I am trying to use selenium/phantomjs with scrapy and I'm riddled with errors. For example, take the following code snippet:
def parse(self, resposne):
while True:
try:
driver = webdriver.PhantomJS()
# do some stuff
driver.quit()
break
except (WebDriverException, TimeoutException):
try:
driver.quit()
except UnboundLocalError:
print "Driver failed to instantiate"
time.sleep(3)
continue
A lot of the times the driver it seems it has failed to instantiate (so the driver
is unbound, hence the exception), and I get the blurb (along with the print message I put in)
Exception AttributeError: "'Service' object has no attribute 'process'" in <bound method Service.__del__ of <selenium.webdriver.phantomjs.service.Service object at 0x7fbb28dc17d0>> ignored
Googling around, it seems everyone suggests updating phantomjs, which I have (1.9.8
built from source). Would anyone know what else could be causing this problem and a suitable diagnosis?
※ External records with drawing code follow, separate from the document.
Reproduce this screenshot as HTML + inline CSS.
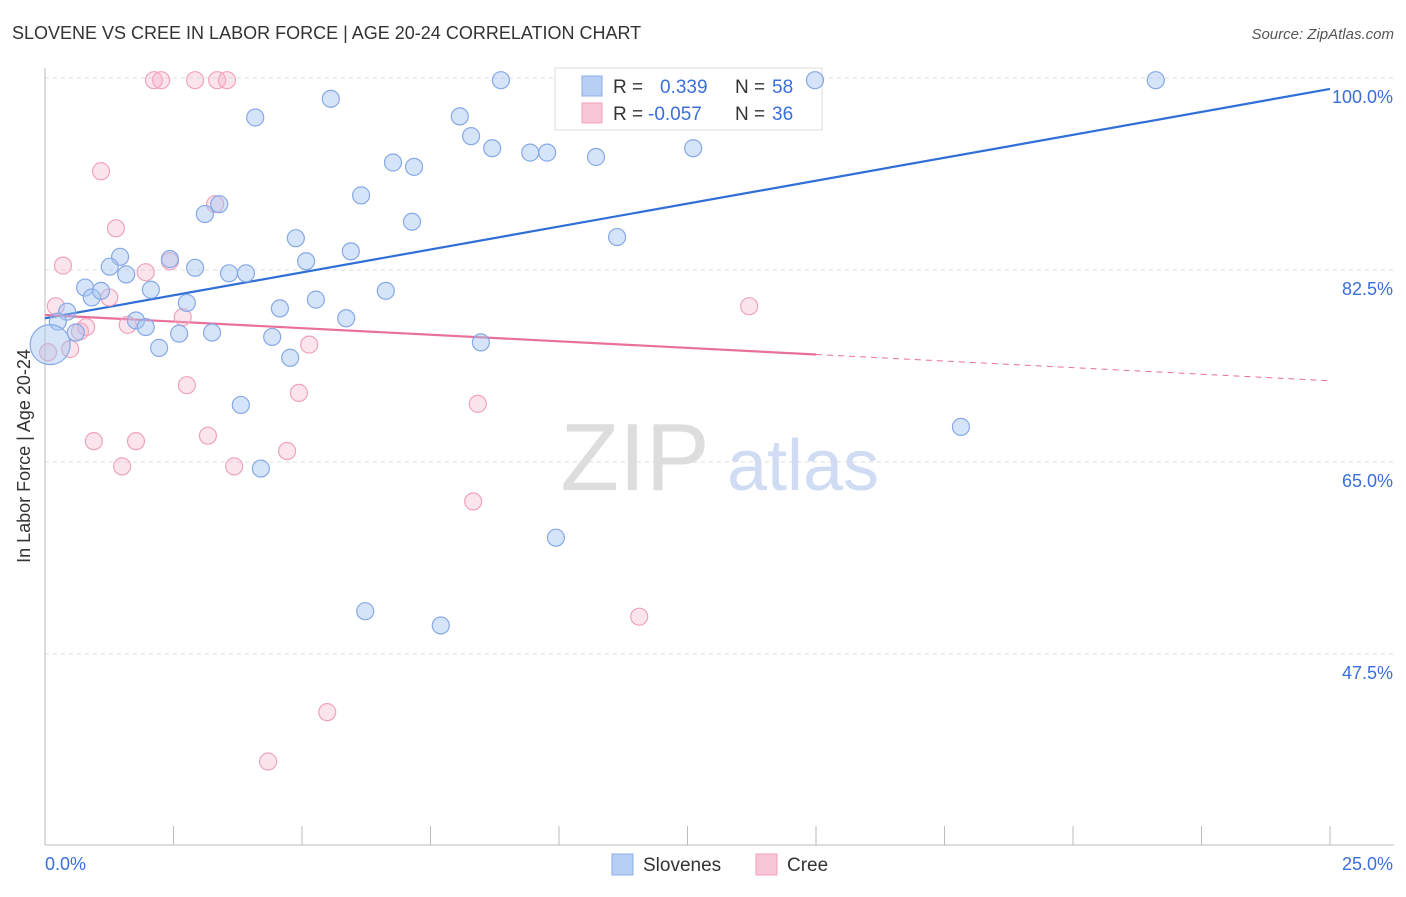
<!DOCTYPE html>
<html><head><meta charset="utf-8"><style>
body{margin:0;background:#fff;font-family:"Liberation Sans",sans-serif;}
svg text{font-family:"Liberation Sans",sans-serif;}
</style></head><body>
<svg id="chart" width="1406" height="892" xmlns="http://www.w3.org/2000/svg">
<text x="12" y="39" font-size="18" fill="#333">SLOVENE VS CREE IN LABOR FORCE | AGE 20-24 CORRELATION CHART</text>
<text x="1394" y="39" font-size="15" fill="#555" text-anchor="end" font-style="italic">Source: ZipAtlas.com</text>
<g>
<text x="635" y="490" font-size="96" fill="#ddd" text-anchor="middle" font-family="Liberation Serif">ZIP</text>
<text x="803" y="490" font-size="72" fill="#cfdcf3" text-anchor="middle">atlas</text>
</g>
<g id="grid"></g><g id="axes"></g><g id="lines"></g>
<text transform="translate(30,456) rotate(-90)" font-size="18" fill="#333" text-anchor="middle">In Labor Force | Age 20-24</text>
<g>
<rect x="555" y="68" width="267" height="62" fill="#fff" stroke="#ddd"/>
<rect x="582" y="76" width="20" height="20" fill="#b8cff5" stroke="#8aaee8"/>
<text x="613" y="93" font-size="19" fill="#333">R =</text><text x="660" y="93" font-size="19" fill="#3a6fd8">0.339</text>
<text x="735" y="93" font-size="19" fill="#333">N =</text><text x="772" y="93" font-size="19" fill="#3a6fd8">58</text>
<rect x="582" y="103" width="20" height="20" fill="#f8c6d6" stroke="#f0a0bc"/>
<text x="613" y="120" font-size="19" fill="#333">R =</text><text x="648" y="120" font-size="19" fill="#3a6fd8">-0.057</text>
<text x="735" y="120" font-size="19" fill="#333">N =</text><text x="772" y="120" font-size="19" fill="#3a6fd8">36</text>
</g>
<g id="pts"></g>
<g>
<rect x="612" y="854" width="21" height="21" fill="#b8cff5" stroke="#8aaee8"/>
<text x="643" y="871" font-size="19" fill="#333">Slovenes</text>
<rect x="756" y="854" width="21" height="21" fill="#f8c6d6" stroke="#f0a0bc"/>
<text x="787" y="871" font-size="19" fill="#333">Cree</text>
</g>
</svg>
<script>
const blueX=[8.87,14.98,21.61,5.56,4.09,8.07,8.29,8.70,9.44,9.77,10.72,12.61,6.77,7.18,6.15,3.11,3.39,7.14,4.88,11.13,5.95,5.08,1.46,2.43,1.26,2.92,3.58,3.91,1.58,0.78,2.06,0.91,1.09,6.63,2.76,4.57,5.27,0.43,0.25,1.77,1.96,5.86,0.60,2.61,3.25,4.42,2.22,8.48,4.77,0.10,3.81,17.82,4.20,9.94,6.23,7.70];
const blueY=[99.8,99.8,99.8,98.1,96.4,96.5,94.7,93.6,93.2,93.2,92.8,93.6,92.3,91.9,89.3,87.6,88.5,86.9,85.4,85.5,84.2,83.3,83.7,83.5,82.8,82.7,82.2,82.2,82.1,80.9,80.7,80.0,80.6,80.6,79.5,79.0,79.8,78.7,77.8,77.9,77.3,78.1,76.8,76.7,76.8,76.4,75.4,75.9,74.5,75.7,70.2,68.2,64.4,58.1,51.4,50.1];
const pinkX=[2.12,2.26,2.92,3.35,3.54,1.09,1.38,0.35,1.96,2.43,3.31,0.21,1.25,2.68,0.80,1.61,0.68,0.49,0.06,5.14,13.70,2.76,4.94,8.42,0.95,1.77,3.17,1.50,3.68,4.71,8.33,11.56,5.49,4.34];
const pinkY=[99.8,99.8,99.8,99.8,99.8,91.5,86.3,82.9,82.3,83.3,88.5,79.2,80.0,78.2,77.3,77.5,76.9,75.3,75.0,75.7,79.2,72.0,71.3,70.3,66.9,66.9,67.4,64.6,64.6,66.0,61.4,50.9,42.2,37.7];
const trendBlue=[78.1,99.0];
const trendPink=[78.4,72.4];
const yTicks=[100,82.5,65,47.5];
const yTickLabels=["100.0%","82.5%","65.0%","47.5%"];
const xTicks=[0,2.5,5,7.5,10,12.5,15,17.5,20,22.5,25];
const NS="http://www.w3.org/2000/svg";
const sx=v=>45+v*51.4, sy=v=>78+(100-v)*192/17.5;
function mk(parent,tag,attrs){const e=document.createElementNS(NS,tag);for(const k in attrs)e.setAttribute(k,attrs[k]);document.getElementById(parent).appendChild(e);return e;}
yTicks.forEach((t,i)=>{
 const l=mk('grid','line',{x1:45,x2:1394,y1:sy(t),y2:sy(t),stroke:'#ddd','stroke-dasharray':'4,4'});
 
 
 const tx=mk('grid','text',{x:1393,y:sy(t)+25,'font-size':18,fill:'#3a6fd8','text-anchor':'end'});
 tx.textContent=yTickLabels[i];
 
 
});
const ax=mk('axes','line',{x1:45,x2:1394,y1:845,y2:845,stroke:'#bbb'});


const ay=mk('axes','line',{x1:45,x2:45,y1:68,y2:845,stroke:'#bbb'});


xTicks.forEach(t=>{const l=mk('axes','line',{x1:sx(t),x2:sx(t),y1:826,y2:845,stroke:'#bbb'});
 
 });
const xl0=mk('axes','text',{x:45,y:870,'font-size':18,fill:'#3a6fd8'});xl0.textContent='0.0%';


const xl1=mk('axes','text',{x:1393,y:870,'font-size':18,fill:'#3a6fd8','text-anchor':'end'});xl1.textContent='25.0%';


function dot(x,y,f,s,name,r){const c=mk('pts','circle',{cx:sx(x),cy:sy(y),r:r,fill:f,stroke:s,'stroke-width':1.2});
 
 }
pinkX.forEach((x,i)=>dot(x,pinkY[i],'rgba(246,178,200,0.35)','#efa3bd','cree-point',8.5));
blueX.forEach((x,i)=>dot(x,blueY[i],'rgba(165,195,242,0.45)','#86a9e6','slovene-point',i===49?20:8.5));
const bl=mk('lines','line',{x1:sx(0),y1:sy(trendBlue[0]),x2:sx(25),y2:sy(trendBlue[1]),stroke:'#2f6fd6','stroke-width':2.2});


const pm=trendPink[0]+(trendPink[1]-trendPink[0])*15/25;
const pl=mk('lines','line',{x1:sx(0),y1:sy(trendPink[0]),x2:sx(15),y2:sy(pm),stroke:'#e8709a','stroke-width':2.2});


const pd=mk('lines','line',{x1:sx(15),y1:sy(pm),x2:sx(25),y2:sy(trendPink[1]),stroke:'#e8709a','stroke-width':1,'stroke-dasharray':'6,5'});


</script>
</body></html>
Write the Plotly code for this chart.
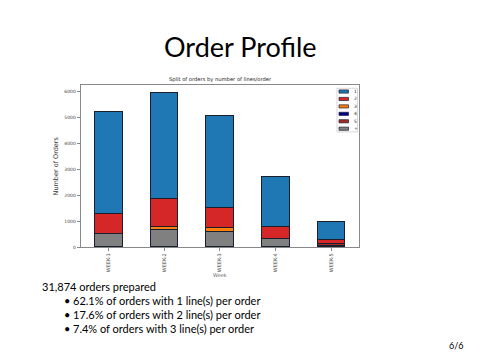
import plotly.graph_objects as go

weeks = ["WEEK-1", "WEEK-2", "WEEK-3", "WEEK-4", "WEEK-5"]
x_pos = [0, 1, 2, 3, 4]
series_names = ["1", "2", "3", "4", "5", "+"]
vals_1 = [3915, 4119, 3547, 1919, 712]
vals_2 = [775, 1080, 750, 458, 167]
vals_3 = [10, 102, 165, 10, 0]
vals_4 = [0, 0, 0, 0, 0]
vals_5 = [0, 0, 0, 0, 60]
vals_plus = [496, 648, 572, 305, 40]
colors = {"1": "#1f77b4", "2": "#d62728", "3": "#ff7f0e", "4": "#00008b", "5": "#a52a2a", "+": "#808080"}
values = {"1": vals_1, "2": vals_2, "3": vals_3, "4": vals_4, "5": vals_5, "+": vals_plus}
stack_order = ["+", "5", "4", "3", "2", "1"]

bullets = [
    "62.1% of orders with 1 line(s) per order",
    "17.6% of orders with 2 line(s) per order",
    "7.4% of orders with 3 line(s) per order",
]

W, H = 480, 360
fig = go.Figure()
for name in stack_order:
    fig.add_trace(go.Bar(
        x=x_pos, y=values[name], name=name, width=0.5,
        marker=dict(color=colors[name], line=dict(color="#1a1f2e", width=1)),
        showlegend=False, hoverinfo="skip",
    ))

px = lambda v: v / W
py = lambda v: 1 - v / H

fig.update_layout(
    width=W, height=H, margin=dict(l=0, r=0, t=0, b=0),
    paper_bgcolor="white", plot_bgcolor="white", barmode="stack", bargap=0,
    xaxis=dict(domain=[px(80.7), px(359)], range=[-0.5, 4.5], tickvals=x_pos, ticktext=weeks,
               tickangle=-90, tickfont=dict(family="DejaVu Sans", size=5, color="#444"),
               showline=True, linecolor="#888", linewidth=1, mirror=True, showgrid=False,
               ticks="outside", ticklen=3, tickcolor="#888", zeroline=False,
               title=dict(text="Week", font=dict(family="DejaVu Sans", size=5, color="#666"), standoff=2)),
    yaxis=dict(domain=[py(249.3), py(86)], range=[0, 6246], tickvals=[0, 1000, 2000, 3000, 4000, 5000, 6000],
               tickfont=dict(family="DejaVu Sans", size=4.5, color="#444"),
               showline=True, linecolor="#888", linewidth=1, mirror=True, showgrid=False,
               ticks="outside", ticklen=3, tickcolor="#888", zeroline=False,
               title=dict(text="Number of Orders", font=dict(family="DejaVu Sans", size=6.5, color="#333"), standoff=5)),
    font=dict(family="DejaVu Sans"),
)

annotations = [
    dict(text="Order Profile", x=0.5, y=py(47), xref="paper", yref="paper", showarrow=False,
         font=dict(family="Lato", size=27, color="black"), xanchor="center", yanchor="middle"),
    dict(text="Split of orders by number of lines/order", x=px(220), y=py(80), xref="paper", yref="paper",
         showarrow=False, font=dict(family="DejaVu Sans", size=5.2, color="#222"), xanchor="center", yanchor="middle"),
    dict(text="31,874 orders prepared", x=px(40), y=py(288.5), xref="paper", yref="paper", showarrow=False,
         font=dict(family="Lato", size=11, color="black"), xanchor="left", yanchor="middle"),
    dict(text="6/6", x=px(466), y=py(348), xref="paper", yref="paper", showarrow=False,
         font=dict(family="Lato", size=9, color="black"), xanchor="right", yanchor="middle"),
]
for i, b in enumerate(bullets):
    yy = 303 + i * 14
    annotations.append(dict(text="•", x=px(67), y=py(yy), xref="paper", yref="paper", showarrow=False,
                            font=dict(family="Lato", size=11, color="black"), xanchor="center", yanchor="middle"))
    annotations.append(dict(text=b, x=px(71), y=py(yy), xref="paper", yref="paper", showarrow=False,
                            font=dict(family="Lato", size=11, color="black"), xanchor="left", yanchor="middle"))

shapes = [dict(type="rect", xref="paper", yref="paper", x0=px(337), x1=px(357.5), y0=py(133), y1=py(89),
               line=dict(color="#cccccc", width=0.8), fillcolor="white", layer="above")]
for i, name in enumerate(series_names):
    yy = 92.3 + i * 7.5
    shapes.append(dict(type="rect", xref="paper", yref="paper", x0=px(339), x1=px(348.5),
                       y0=py(yy + 1.6), y1=py(yy - 1.6), fillcolor=colors[name],
                       line=dict(color="#1a1f2e", width=0.7), layer="above"))
    annotations.append(dict(text=name, x=px(352), y=py(yy), xref="paper", yref="paper", showarrow=False,
                            font=dict(family="DejaVu Sans", size=4.5, color="#222"), xanchor="left", yanchor="middle"))

fig.update_layout(annotations=annotations, shapes=shapes)
fig.write_html("out.html", config={"displayModeBar": False},
               post_script="document.body.style.margin='0';document.body.style.overflow='hidden';")
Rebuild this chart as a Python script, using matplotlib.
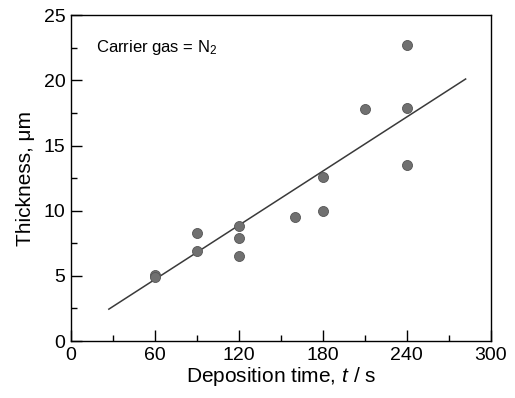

The reason for this behavior is how the PhantomJS driver's Service
class is implemented.
There is a __del__
method defined that calls self.stop()
method:
def __del__(self):
# subprocess.Popen doesn't send signal on __del__;
# we have to try to stop the launched process.
self.stop()
And, self.stop()
is assuming the service instance is still alive trying to access it's attributes:
def stop(self):
"""
Cleans up the process
"""
if self._log:
self._log.close()
self._log = None
#If its dead dont worry
if self.process is None:
return
...
The same exact problem is perfectly described in this thread:
- Python attributeError on __del__
What you should do is to silently ignore AttributeError
occurring while quitting the driver instance:
try:
driver.quit()
except AttributeError:
pass
The problem was introduced by this revision. Which means that downgrading to 2.40.0
would also help.
I had that problem because phantomjs was not available from script (was not in path).
You can check it by running phantomjs in console.
Selenium version 2.44.0 on pypi needs the following patch in Service.__init__
of selenium.webdriver.common.phantomjs.service
self.process = None
I was thinking of submitting a patch but this already exists in the most recent version on google code.